How Treasury Rates Work
The U.S. Treasury issues debt to finance government operations and refinance maturing obligations. Investors buy that debt in exchange for interest and principal repayment. The yield on each security changes as market prices change. When Treasury prices rise, yields fall. When prices fall, yields rise.
Daily Treasury yield curve rates are reported for fixed maturities such as 1 month, 3 months, 2 years, 10 years, and 30 years. These are benchmark rates, not necessarily the exact yield on one single security in every case.
What Different Maturities Signal
Maturity area | Common interpretation |
|---|---|
Short-term bills | Cash yields, monetary policy expectations, and liquidity demand. |
2-year notes | Near-term Federal Reserve path and rate expectations. |
10-year notes | Broad benchmark for mortgages, valuation, inflation expectations, and economic outlook. |
30-year bonds | Long-term inflation, real-rate, pension, and duration-sensitive expectations. |
Why Investors Watch Them
Treasury rates affect almost every asset class. Higher Treasury yields can make bonds more attractive relative to stocks, raise discount rates for future cash flows, and increase borrowing costs. Lower yields can support asset prices, reduce debt-service costs, and push investors toward riskier assets in search of return.
The shape of the yield curve matters too. An inverted curve, where short rates exceed long rates, can reflect tight monetary policy and recession concern. A steep curve can reflect expected recovery, inflation concern, or higher term premium.
Important Limitations
Treasury rates are often called risk-free because the U.S. government is treated as having extremely low default risk in dollar terms. That does not mean investors cannot lose money. Longer-term Treasury securities can fall sharply when yields rise, and inflation can reduce real purchasing power.
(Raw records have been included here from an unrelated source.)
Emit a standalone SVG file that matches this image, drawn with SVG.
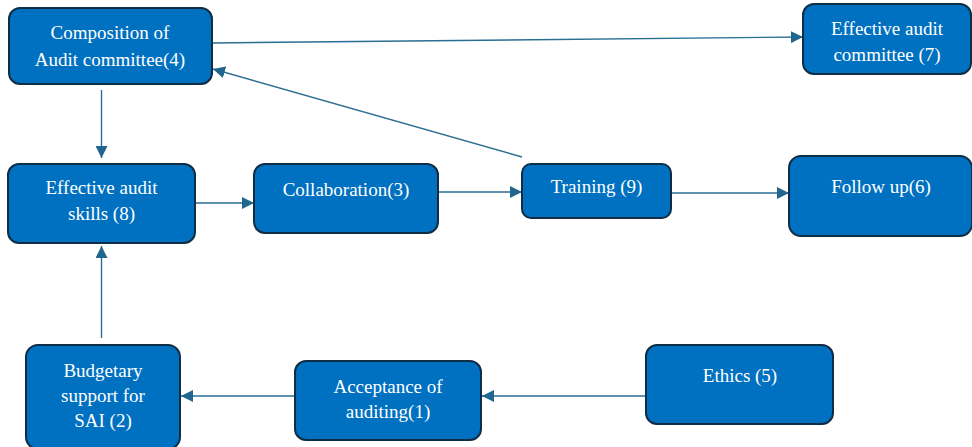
<svg xmlns="http://www.w3.org/2000/svg" width="972" height="447" viewBox="0 0 972 447">
<defs>
<marker id="arr" viewBox="0 0 12 12" refX="12" refY="6" markerWidth="12" markerHeight="12" markerUnits="userSpaceOnUse" orient="auto">
<path d="M0,0 L12,6 L0,12 Z" fill="#20668E"/>
</marker>
</defs>
<style>
.n rect{fill:#0070C0;stroke:#0F2D44;stroke-width:2}
.n text{fill:#FFFFFF;font-family:"Liberation Serif","Times New Roman",serif;font-size:19px;text-anchor:middle}
.c line{stroke:#2A6E93;stroke-width:1.4;fill:none;marker-end:url(#arr)}
</style>
<rect width="972" height="447" fill="#FFFFFF"/>
<g class="c" id="connectors">
<line x1="212" y1="43" x2="803" y2="37"/>
<line x1="101.5" y1="90" x2="101.5" y2="158"/>
<line x1="101.5" y1="338" x2="101.5" y2="246"/>
<line x1="195" y1="203" x2="254" y2="203"/>
<line x1="438" y1="192" x2="522" y2="192"/>
<line x1="671" y1="193" x2="789" y2="193"/>
<line x1="522" y1="157" x2="213" y2="69"/>
<line x1="295" y1="396" x2="181" y2="396"/>
<line x1="646" y1="396" x2="482" y2="396"/>
</g>
<g class="n" id="node4">
<rect x="9" y="8" width="203" height="76" rx="11"/>
<text x="110" y="39">Composition of</text>
<text x="110" y="66">Audit committee(4)</text>
</g>
<g class="n" id="node7">
<rect x="803" y="4" width="168" height="70" rx="11"/>
<text x="887" y="35">Effective audit</text>
<text x="887" y="61">committee (7)</text>
</g>
<g class="n" id="node8">
<rect x="8" y="164" width="187" height="79" rx="11"/>
<text x="101.5" y="194">Effective audit</text>
<text x="101.5" y="220">skills (8)</text>
</g>
<g class="n" id="node3">
<rect x="254" y="164" width="184" height="69" rx="11"/>
<text x="346" y="196">Collaboration(3)</text>
</g>
<g class="n" id="node9">
<rect x="522" y="164" width="149" height="54" rx="9"/>
<text x="596.5" y="193">Training (9)</text>
</g>
<g class="n" id="node6">
<rect x="789" y="156" width="183" height="80" rx="12"/>
<text x="881" y="193">Follow up(6)</text>
</g>
<g class="n" id="node2">
<rect x="26" y="345" width="154" height="104" rx="12"/>
<text x="103" y="377">Budgetary</text>
<text x="103" y="402">support for</text>
<text x="103" y="427">SAI (2)</text>
</g>
<g class="n" id="node1">
<rect x="295" y="361" width="186" height="79" rx="11"/>
<text x="388" y="393">Acceptance of</text>
<text x="388" y="418">auditing(1)</text>
</g>
<g class="n" id="node5">
<rect x="646" y="345" width="187" height="79" rx="11"/>
<text x="740" y="382">Ethics (5)</text>
</g>
</svg>
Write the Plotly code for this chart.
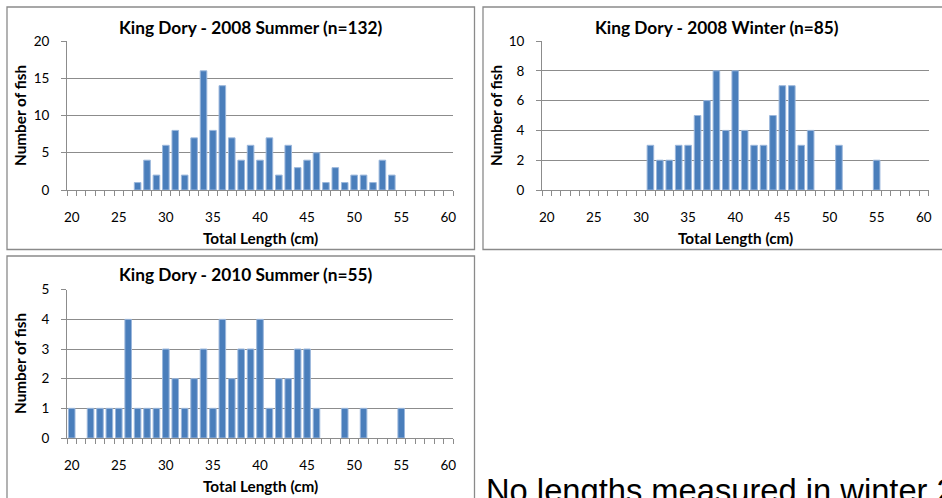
import plotly.graph_objects as go

# Length-frequency data (total length in cm -> number of fish)
summer08_len = [27, 28, 29, 30, 31, 32, 33, 34, 35, 36, 37, 38, 39, 40, 41, 42, 43, 44,
                45, 46, 47, 48, 49, 50, 51, 52, 53, 54]
summer08_cnt = [1, 4, 2, 6, 8, 2, 7, 16, 8, 14, 7, 4, 6, 4, 7, 2, 6, 3,
                4, 5, 1, 3, 1, 2, 2, 1, 4, 2]

winter08_len = [31, 32, 33, 34, 35, 36, 37, 38, 39, 40, 41, 42, 43, 44, 45, 46, 47, 48, 51, 55]
winter08_cnt = [3, 2, 2, 3, 3, 5, 6, 8, 4, 8, 4, 3, 3, 5, 7, 7, 3, 4, 3, 2]

summer10_len = [20, 22, 23, 24, 25, 26, 27, 28, 29, 30, 31, 32, 33, 34, 35, 36, 37, 38,
                39, 40, 41, 42, 43, 44, 45, 46, 49, 51, 55]
summer10_cnt = [1, 1, 1, 1, 1, 4, 1, 1, 1, 3, 2, 1, 2, 3, 1, 4, 2, 3,
                3, 4, 1, 2, 2, 3, 3, 1, 1, 1, 1]

panel_titles = ["King Dory - 2008 Summer (n=132)",
                "King Dory - 2008 Winter (n=85)",
                "King Dory - 2010 Summer (n=55)"]
x_title = "Total Length (cm)"
y_title = "Number of fish"
note_text = "No lengths measured in winter 2010"
x_ticks = [20, 25, 30, 35, 40, 45, 50, 55, 60]

W, H = 942, 498
FONT = "Lato"
GRID = "#8c8c8c"
BAR = "#4a7ebb"


def fx(px):
    return px / W


def fy(py):
    return 1 - py / H


fig = go.Figure()

series = [(summer08_len, summer08_cnt), (winter08_len, winter08_cnt), (summer10_len, summer10_cnt)]
for i, (xs, ys) in enumerate(series):
    sfx = "" if i == 0 else str(i + 1)
    fig.add_trace(go.Bar(
        x=xs, y=ys, width=0.7, xaxis="x" + sfx, yaxis="y" + sfx,
        marker=dict(color=BAR, line=dict(color="#9bb7dc", width=1)),
        showlegend=False, hoverinfo="x+y",
    ))

# plot-area geometry in pixels: (left, right, top, bottom), y max, y step
areas = [
    (67, 453, 41, 190, 20, 5),
    (542, 928.5, 41, 190, 10, 2),
    (67, 453, 289.7, 438, 5, 1),
]

layout_axes = {}
for i, (l, r, t, b, ymax, ystep) in enumerate(areas):
    sfx = "" if i == 0 else str(i + 1)
    layout_axes["xaxis" + sfx] = dict(
        domain=[fx(l), fx(r)], anchor="y" + sfx, range=[19.5, 60.5],
        tickvals=x_ticks, ticks="", showgrid=False, zeroline=False,
        showline=True, linecolor=GRID, linewidth=1, automargin=False,
        tickfont=dict(family=FONT, size=13.5, color="#000"),
        ticklabelstandoff=15,
        minor=dict(tick0=19.5, dtick=1, ticks="outside", ticklen=5,
                   tickcolor=GRID, tickwidth=1, showgrid=False),
        fixedrange=True,
    )
    layout_axes["yaxis" + sfx] = dict(
        domain=[fy(b), fy(t)], anchor="x" + sfx, range=[0, ymax], dtick=ystep,
        ticks="outside", ticklen=5, tickcolor=GRID, automargin=False,
        showgrid=True, gridcolor=GRID, gridwidth=1, zeroline=False,
        showline=True, linecolor=GRID, linewidth=1,
        tickfont=dict(family=FONT, size=13.5, color="#000"),
        ticklabelstandoff=9,
        fixedrange=True,
    )

annotations = []
# chart titles
for txt, cx, cy in zip(panel_titles, [251, 716.5, 246], [27, 27, 274]):
    annotations.append(dict(text="<b>%s</b>" % txt, x=fx(cx), y=fy(cy), xref="paper", yref="paper",
                            showarrow=False, xanchor="center", yanchor="middle",
                            font=dict(family=FONT, size=17.3, color="#000")))
# axis titles
for cx, cy in [(260, 238), (735, 238), (260, 486)]:
    annotations.append(dict(text="<b>%s</b>" % x_title, x=fx(cx), y=fy(cy), xref="paper", yref="paper",
                            showarrow=False, xanchor="center", yanchor="middle",
                            font=dict(family=FONT, size=15.3, color="#000")))
for cx, cy in [(20, 116), (496, 116), (20, 364)]:
    annotations.append(dict(text="<b>%s</b>" % y_title, x=fx(cx), y=fy(cy), xref="paper", yref="paper",
                            showarrow=False, xanchor="center", yanchor="middle", textangle=-90,
                            font=dict(family=FONT, size=15.3, color="#000")))
# note beside the third chart
annotations.append(dict(text=note_text, x=fx(484), y=fy(490), xref="paper", yref="paper",
                        showarrow=False, xanchor="left", yanchor="middle",
                        font=dict(family="Liberation Sans", size=32.7, color="#000")))

# chart frames
shapes = []
for x0, x1, y0, y1 in [(7, 474.5, 7, 249.5), (483, 960, 7, 249.5), (7, 474.5, 256, 520)]:
    shapes.append(dict(type="rect", xref="paper", yref="paper",
                       x0=fx(x0), x1=fx(x1), y0=fy(y1), y1=fy(y0),
                       line=dict(color="#8a8a8a", width=1.3), fillcolor="rgba(0,0,0,0)"))

fig.update_layout(
    width=W, height=H, margin=dict(l=0, r=0, t=0, b=0, autoexpand=False),
    paper_bgcolor="white", plot_bgcolor="white",
    bargap=0.3, annotations=annotations, shapes=shapes,
    **layout_axes,
)

fig.write_html("out.html", config={"displayModeBar": False})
Treasury rates are also nominal unless stated otherwise. A 5% nominal yield with 4% inflation is very different from a 5% nominal yield with 1% inflation.
Treasury rates also affect discounting. When analysts value a business, bond, annuity, pension liability, or real estate cash flow, the Treasury curve often serves as a baseline before adding risk premiums. A higher baseline can reduce the present value of future cash flows even when the cash flows themselves have not changed.
Households feel the effect through more ordinary channels. Bank deposit yields, money market funds, mortgage rates, auto loans, student-loan refinancing, and credit-card funding costs can all respond directly or indirectly to Treasury-market movement. Treasury rates are therefore not just Wall Street data; they are part of the household cost-of-money backdrop.
Investors should also distinguish the Treasury rate from the yield they earn after taxes, inflation, fund expenses, and trading spreads. A headline rate can look attractive while the after-inflation or after-tax result is more modest.
The Bottom Line
U.S. Treasury rates are the foundation of dollar interest-rate markets. They help price borrowing, saving, investing, and valuation decisions across the financial system, but they need to be read by maturity, inflation context, and yield-curve shape.